** Begin **
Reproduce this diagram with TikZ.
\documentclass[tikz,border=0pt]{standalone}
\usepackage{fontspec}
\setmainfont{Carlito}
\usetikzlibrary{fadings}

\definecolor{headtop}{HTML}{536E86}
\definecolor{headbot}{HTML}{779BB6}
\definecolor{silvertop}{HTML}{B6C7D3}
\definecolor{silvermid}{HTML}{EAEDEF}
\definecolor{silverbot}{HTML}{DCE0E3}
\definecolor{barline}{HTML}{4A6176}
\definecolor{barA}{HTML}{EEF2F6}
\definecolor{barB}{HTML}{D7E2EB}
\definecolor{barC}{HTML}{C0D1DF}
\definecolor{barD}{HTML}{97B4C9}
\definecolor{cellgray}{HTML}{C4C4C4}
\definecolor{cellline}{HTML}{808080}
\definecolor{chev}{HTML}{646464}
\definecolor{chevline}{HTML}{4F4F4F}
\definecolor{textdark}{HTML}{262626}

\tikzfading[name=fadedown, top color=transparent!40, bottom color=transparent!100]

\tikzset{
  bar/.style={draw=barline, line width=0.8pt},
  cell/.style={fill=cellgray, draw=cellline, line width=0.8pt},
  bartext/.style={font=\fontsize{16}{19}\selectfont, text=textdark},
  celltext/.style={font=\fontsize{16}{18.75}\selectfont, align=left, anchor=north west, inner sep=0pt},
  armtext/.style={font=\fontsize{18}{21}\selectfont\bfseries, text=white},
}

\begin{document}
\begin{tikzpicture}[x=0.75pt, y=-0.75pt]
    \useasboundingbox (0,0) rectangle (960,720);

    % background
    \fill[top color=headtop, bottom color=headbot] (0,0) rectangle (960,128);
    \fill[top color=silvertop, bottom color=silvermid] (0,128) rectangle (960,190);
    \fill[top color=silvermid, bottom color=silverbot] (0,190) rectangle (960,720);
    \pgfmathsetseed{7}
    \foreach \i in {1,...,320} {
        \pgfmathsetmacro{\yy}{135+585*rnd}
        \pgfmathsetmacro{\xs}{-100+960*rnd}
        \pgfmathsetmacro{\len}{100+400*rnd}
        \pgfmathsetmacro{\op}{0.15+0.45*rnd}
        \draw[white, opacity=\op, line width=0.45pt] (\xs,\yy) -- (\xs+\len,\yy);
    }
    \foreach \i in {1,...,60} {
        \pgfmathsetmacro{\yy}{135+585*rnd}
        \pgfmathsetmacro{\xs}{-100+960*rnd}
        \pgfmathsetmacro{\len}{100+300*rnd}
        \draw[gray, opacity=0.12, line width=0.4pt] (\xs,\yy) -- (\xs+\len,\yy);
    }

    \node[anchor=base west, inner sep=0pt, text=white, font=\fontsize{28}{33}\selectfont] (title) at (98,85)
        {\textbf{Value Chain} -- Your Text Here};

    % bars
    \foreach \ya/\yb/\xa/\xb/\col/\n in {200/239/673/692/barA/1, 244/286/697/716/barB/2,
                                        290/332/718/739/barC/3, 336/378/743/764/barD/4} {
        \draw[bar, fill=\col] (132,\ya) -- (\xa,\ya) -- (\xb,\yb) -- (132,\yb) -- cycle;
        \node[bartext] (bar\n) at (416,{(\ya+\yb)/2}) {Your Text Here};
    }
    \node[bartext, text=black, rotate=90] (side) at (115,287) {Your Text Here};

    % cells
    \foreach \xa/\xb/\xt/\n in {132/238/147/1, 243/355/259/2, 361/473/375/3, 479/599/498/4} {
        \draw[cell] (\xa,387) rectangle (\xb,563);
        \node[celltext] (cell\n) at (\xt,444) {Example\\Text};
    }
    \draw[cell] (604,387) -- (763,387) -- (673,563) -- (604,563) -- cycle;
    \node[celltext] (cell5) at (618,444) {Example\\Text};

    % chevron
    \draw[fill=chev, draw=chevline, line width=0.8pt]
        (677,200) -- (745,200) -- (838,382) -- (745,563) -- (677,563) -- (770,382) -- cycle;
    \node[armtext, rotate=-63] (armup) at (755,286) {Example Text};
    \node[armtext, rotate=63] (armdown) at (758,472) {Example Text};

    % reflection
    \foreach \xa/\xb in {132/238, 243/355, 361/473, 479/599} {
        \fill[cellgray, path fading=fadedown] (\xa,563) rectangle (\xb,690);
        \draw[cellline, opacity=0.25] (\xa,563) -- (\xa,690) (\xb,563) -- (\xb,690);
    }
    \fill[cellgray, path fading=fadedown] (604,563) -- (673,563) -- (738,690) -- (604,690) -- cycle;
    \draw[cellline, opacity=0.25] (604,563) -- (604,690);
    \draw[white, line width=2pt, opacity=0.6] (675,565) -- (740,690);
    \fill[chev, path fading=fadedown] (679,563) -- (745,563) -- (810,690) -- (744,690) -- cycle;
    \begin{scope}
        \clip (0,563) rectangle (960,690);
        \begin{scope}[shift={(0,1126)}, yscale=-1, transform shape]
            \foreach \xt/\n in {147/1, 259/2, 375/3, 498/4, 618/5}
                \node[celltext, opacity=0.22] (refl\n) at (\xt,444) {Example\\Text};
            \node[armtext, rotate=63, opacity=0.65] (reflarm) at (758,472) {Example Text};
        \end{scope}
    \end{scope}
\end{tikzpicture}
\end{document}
** End **
◆ **Work required**
Return, please, the lines of the data from the first through the line containing "color=transparent!40, bottom color=transparent!100]", both kept, exactly as they stand and nothing more.

◆ **Task solution**
Reproduce this diagram with TikZ.
\documentclass[tikz,border=0pt]{standalone}
\usepackage{fontspec}
\setmainfont{Carlito}
\usetikzlibrary{fadings}

\definecolor{headtop}{HTML}{536E86}
\definecolor{headbot}{HTML}{779BB6}
\definecolor{silvertop}{HTML}{B6C7D3}
\definecolor{silvermid}{HTML}{EAEDEF}
\definecolor{silverbot}{HTML}{DCE0E3}
\definecolor{barline}{HTML}{4A6176}
\definecolor{barA}{HTML}{EEF2F6}
\definecolor{barB}{HTML}{D7E2EB}
\definecolor{barC}{HTML}{C0D1DF}
\definecolor{barD}{HTML}{97B4C9}
\definecolor{cellgray}{HTML}{C4C4C4}
\definecolor{cellline}{HTML}{808080}
\definecolor{chev}{HTML}{646464}
\definecolor{chevline}{HTML}{4F4F4F}
\definecolor{textdark}{HTML}{262626}

\tikzfading[name=fadedown, top color=transparent!40, bottom color=transparent!100]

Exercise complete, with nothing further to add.